Available data —

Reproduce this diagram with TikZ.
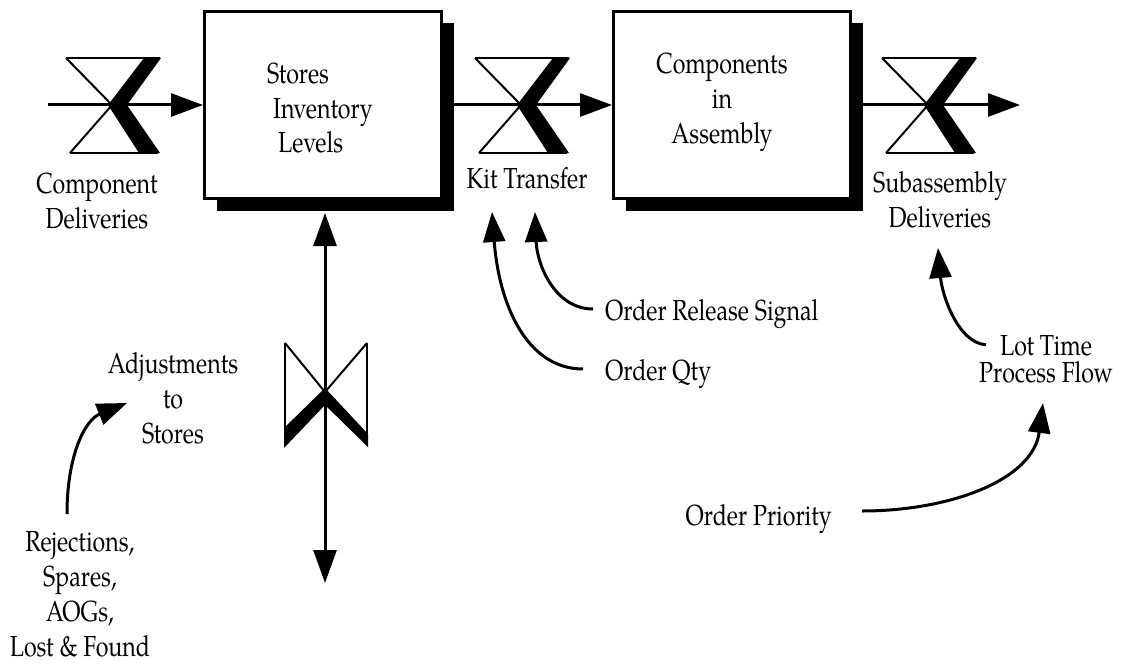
\documentclass[tikz,border=0pt]{standalone}
\usepackage{fontspec}
\setmainfont{TeX Gyre Pagella}[FakeStretch=0.8]
\usetikzlibrary{arrows.meta,shadows}

\tikzset{
  lbl/.style={font=\fontsize{29}{35}\selectfont, inner sep=0pt, align=center},
  stock/.style={draw, line width=3pt, fill=white,
    minimum width=237pt, minimum height=187pt, inner sep=0pt,
    drop shadow={shadow xshift=12pt, shadow yshift=-12pt, fill=black, opacity=1}},
  flow/.style={line width=3pt, -{Triangle[length=32pt,width=23pt]}},
  biflow/.style={line width=3pt, {Triangle[length=33pt,width=23pt]}-{Triangle[length=33pt,width=23pt]}},
  info/.style={line width=3pt, -{Triangle[length=30pt,width=22pt]}},
  valve/.pic={
    \draw[line width=2.5pt] (-46,-47) -- (48,-47);
    \draw[line width=2pt] (-46,-47) -- (0,0) -- (-42,48);
    \draw[line width=2.5pt] (-42,48) -- (46,48);
    \fill (32,-47) -- (49,-47) -- (15,0) -- (48,48) -- (27,48) -- (-4,0) -- cycle;
  }
}

\begin{document}
\begin{tikzpicture}[x=1pt, y=-1pt]
\useasboundingbox (0,0) rectangle (1145,666);

% stocks
\node[stock] (b1) at (323,105) {};
\node[stock] (b2) at (732,105) {};
\node[lbl, anchor=base west, align=left] (b1t) at (267,153)
  {Stores\\\hspace*{6pt}Inventory\\\hspace*{11pt}Levels};
\node[lbl, anchor=base] (b2t) at (722,143) {Components\\in\\Assembly};

% flow end points
\coordinate (src) at (48,105);
\coordinate (sink) at (1020,105);

% main flows
\draw[flow] (src) -- (b1.west);
\draw[flow] (b1.east) -- (b2.west);
\draw[flow] (b2.east) -- (sink);

% valves on the flows
\pic at (112,105) {valve};
\pic at (521,105) {valve};
\pic at (928,105) {valve};

% flow labels
\node[lbl, anchor=base] (cd) at (97,228) {Component\\Deliveries};
\node[lbl, anchor=base] (kt) at (527,188) {Kit Transfer};
\node[lbl, anchor=base] (sd) at (940,227) {Subassembly\\Deliveries};

% adjustment flow (in and out of stores)
\coordinate (adjTop) at (325,213);
\coordinate (adjBot) at (325,583);
\draw[biflow] (adjBot) -- (adjTop);
\begin{scope}[shift={(325,392)}]
  \draw[line width=2.5pt] (-40,-49) -- (-40,54);
  \draw[line width=2.5pt] (42,-49) -- (42,54);
  \draw[line width=2pt] (-40,-49) -- (0,0) -- (42,-49);
  \fill (-41,36) -- (0,-4) -- (43,42) -- (43,55) -- (0,13) -- (-41,56) -- cycle;
\end{scope}

% auxiliary labels
\node[lbl, anchor=base west] (ors) at (605,320) {Order Release Signal};
\node[lbl, anchor=base west] (oq) at (605,380) {Order Qty};
\node[lbl, anchor=base, font=\fontsize{29}{27}\selectfont] (lt) at (1046,382) {Lot Time\\Process Flow};
\node[lbl, anchor=base east] (op) at (832,525) {Order Priority};
\node[lbl, anchor=base] (adj) at (173,443) {Adjustments\\to\\Stores};
\node[lbl, anchor=base] (rej) at (80,656) {Rejections,\\Spares,\\AOGs,\\Lost \& Found};

% information links
\coordinate (kitA) at (492,212);
\coordinate (kitB) at (535,212);
\coordinate (sdIn) at (938,248);
\coordinate (ltIn) at (1043,403);
\coordinate (adjIn) at (127,403);
\coordinate (orsOut) at ([shift={(-12,-11)}]ors.base west);
\coordinate (oqOut) at ([shift={(-22,-11)}]oq.base west);
\coordinate (ltOut) at ([shift={(7,10)}]lt.north west);
\coordinate (opOut) at ([shift={(30,-14)}]op.base east);
\coordinate (rejOut) at ([shift={(-13,-142)}]rej.base);

\draw[info] (oqOut) .. controls (527,369) and (499,305) .. (kitA);
\draw[info] (orsOut) .. controls (555,309) and (537,265) .. (kitB);
\draw[info] (ltOut) .. controls (958,343) and (942,295) .. (sdIn);
\draw[info] (opOut) .. controls (950,511) and (1033,480) .. (ltIn);
\draw[info] (rejOut) .. controls (67,455) and (85,420) .. (adjIn);
\end{tikzpicture}
\end{document}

Task prompt — Every line of the material is to be quoted exactly, with no pictures carried over.

Correct response —
Reproduce this diagram with TikZ.
\documentclass[tikz,border=0pt]{standalone}
\usepackage{fontspec}
\setmainfont{TeX Gyre Pagella}[FakeStretch=0.8]
\usetikzlibrary{arrows.meta,shadows}

\tikzset{
  lbl/.style={font=\fontsize{29}{35}\selectfont, inner sep=0pt, align=center},
  stock/.style={draw, line width=3pt, fill=white,
    minimum width=237pt, minimum height=187pt, inner sep=0pt,
    drop shadow={shadow xshift=12pt, shadow yshift=-12pt, fill=black, opacity=1}},
  flow/.style={line width=3pt, -{Triangle[length=32pt,width=23pt]}},
  biflow/.style={line width=3pt, {Triangle[length=33pt,width=23pt]}-{Triangle[length=33pt,width=23pt]}},
  info/.style={line width=3pt, -{Triangle[length=30pt,width=22pt]}},
  valve/.pic={
    \draw[line width=2.5pt] (-46,-47) -- (48,-47);
    \draw[line width=2pt] (-46,-47) -- (0,0) -- (-42,48);
    \draw[line width=2.5pt] (-42,48) -- (46,48);
    \fill (32,-47) -- (49,-47) -- (15,0) -- (48,48) -- (27,48) -- (-4,0) -- cycle;
  }
}

\begin{document}
\begin{tikzpicture}[x=1pt, y=-1pt]
\useasboundingbox (0,0) rectangle (1145,666);

% stocks
\node[stock] (b1) at (323,105) {};
\node[stock] (b2) at (732,105) {};
\node[lbl, anchor=base west, align=left] (b1t) at (267,153)
  {Stores\\\hspace*{6pt}Inventory\\\hspace*{11pt}Levels};
\node[lbl, anchor=base] (b2t) at (722,143) {Components\\in\\Assembly};

% flow end points
\coordinate (src) at (48,105);
\coordinate (sink) at (1020,105);

% main flows
\draw[flow] (src) -- (b1.west);
\draw[flow] (b1.east) -- (b2.west);
\draw[flow] (b2.east) -- (sink);

% valves on the flows
\pic at (112,105) {valve};
\pic at (521,105) {valve};
\pic at (928,105) {valve};

% flow labels
\node[lbl, anchor=base] (cd) at (97,228) {Component\\Deliveries};
\node[lbl, anchor=base] (kt) at (527,188) {Kit Transfer};
\node[lbl, anchor=base] (sd) at (940,227) {Subassembly\\Deliveries};

% adjustment flow (in and out of stores)
\coordinate (adjTop) at (325,213);
\coordinate (adjBot) at (325,583);
\draw[biflow] (adjBot) -- (adjTop);
\begin{scope}[shift={(325,392)}]
  \draw[line width=2.5pt] (-40,-49) -- (-40,54);
  \draw[line width=2.5pt] (42,-49) -- (42,54);
  \draw[line width=2pt] (-40,-49) -- (0,0) -- (42,-49);
  \fill (-41,36) -- (0,-4) -- (43,42) -- (43,55) -- (0,13) -- (-41,56) -- cycle;
\end{scope}

% auxiliary labels
\node[lbl, anchor=base west] (ors) at (605,320) {Order Release Signal};
\node[lbl, anchor=base west] (oq) at (605,380) {Order Qty};
\node[lbl, anchor=base, font=\fontsize{29}{27}\selectfont] (lt) at (1046,382) {Lot Time\\Process Flow};
\node[lbl, anchor=base east] (op) at (832,525) {Order Priority};
\node[lbl, anchor=base] (adj) at (173,443) {Adjustments\\to\\Stores};
\node[lbl, anchor=base] (rej) at (80,656) {Rejections,\\Spares,\\AOGs,\\Lost \& Found};

% information links
\coordinate (kitA) at (492,212);
\coordinate (kitB) at (535,212);
\coordinate (sdIn) at (938,248);
\coordinate (ltIn) at (1043,403);
\coordinate (adjIn) at (127,403);
\coordinate (orsOut) at ([shift={(-12,-11)}]ors.base west);
\coordinate (oqOut) at ([shift={(-22,-11)}]oq.base west);
\coordinate (ltOut) at ([shift={(7,10)}]lt.north west);
\coordinate (opOut) at ([shift={(30,-14)}]op.base east);
\coordinate (rejOut) at ([shift={(-13,-142)}]rej.base);

\draw[info] (oqOut) .. controls (527,369) and (499,305) .. (kitA);
\draw[info] (orsOut) .. controls (555,309) and (537,265) .. (kitB);
\draw[info] (ltOut) .. controls (958,343) and (942,295) .. (sdIn);
\draw[info] (opOut) .. controls (950,511) and (1033,480) .. (ltIn);
\draw[info] (rejOut) .. controls (67,455) and (85,420) .. (adjIn);
\end{tikzpicture}
\end{document}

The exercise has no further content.